Writing in the Age, Peter Roebuck makes the argument that while there is plenty to dislike about the Howard nomination for the post of ICC Vice President, once the NZC and CA proposed his name, it is incumbent on all other members of the ICC to accept this without murmur as this has been ICC convention.

To buttress this claim, Roebuck cites the examples of Ray May Mali,Percy Sonn, Peter Chingoka. To quote from the article

"A board that welcomed Percy Sonn, who declared the 2003 Zimbabwe election free and fair though he knew it was a lie, thereby condemning Zimbabweans to years of torment; a board that accepted Ray Mali, whose co-operation with the apartheid government was exposed by the Truth and Reconciliation Commission; a board that listens to Peter Chingoka and Ozias Bute, apologists for evil in Zimbabwe, is poorly placed to turn its back on Jack the Ripper, let alone a former PM and cricket fanatic."
And this reasoning is flawed.

Because what Percy Sonn or Ray Mali did in their previous avatars ( before becoming cricket administrators) is not relevant. Neither is Peter Chingoka's being an apologist to Robert Mugabe.
Because no one is opposiing John Howard's candidature because of Tampa incident or his support for the war in Iraq. The opposition is to Howard, the incumbent ICC Vice President, not Howard, the ex Prime Minister of Australia.
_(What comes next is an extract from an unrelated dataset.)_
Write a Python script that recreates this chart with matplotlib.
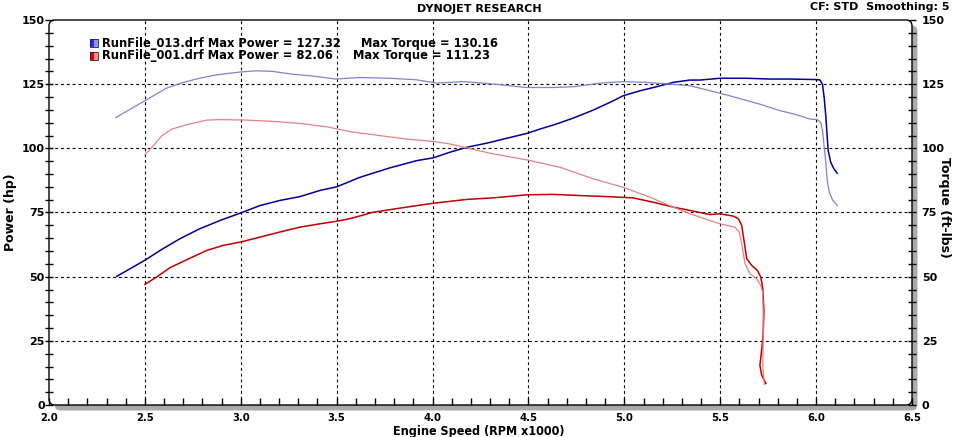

And by trying to extrapolate one to the other,Peter Roebuck makes for a disingenuous argument.
Pity, because he does articulate the more logical reasons for why SA or Zimbabwe might oppose John Howard later in the piece.

2 comments:

Jonathan said...

Really? I thought Roebuck was most wrong about India, not SA or Zimbabwe.

The quote you give is directly related to the reasons later ascribed to SA. Zimbabwe on one level have the most defensible objection, but Roebuck is predictably refusing to see it on that level, and I don't think the conflict there is straight-forward enough to write off an argument as 'disingenious'.

On the other hand, he might be overplaying the significance of the relatively recent agreements on the nomination process, and how much of his comments on India make any sense at all?

Homer said...

Jonathan,

Blaming India for all of crickets ills, real or imagined, has become a habit for some time now. By dragging India in the John HOward controversy, Roebuck has played true to that habit.

The disingenuous part of the argument that Roebuck makes is when he compares Mali and Sonn and Chingoka in the different roles they played ( outside of cricket administration) and extrapolates those with their positions in the ICC to make his point.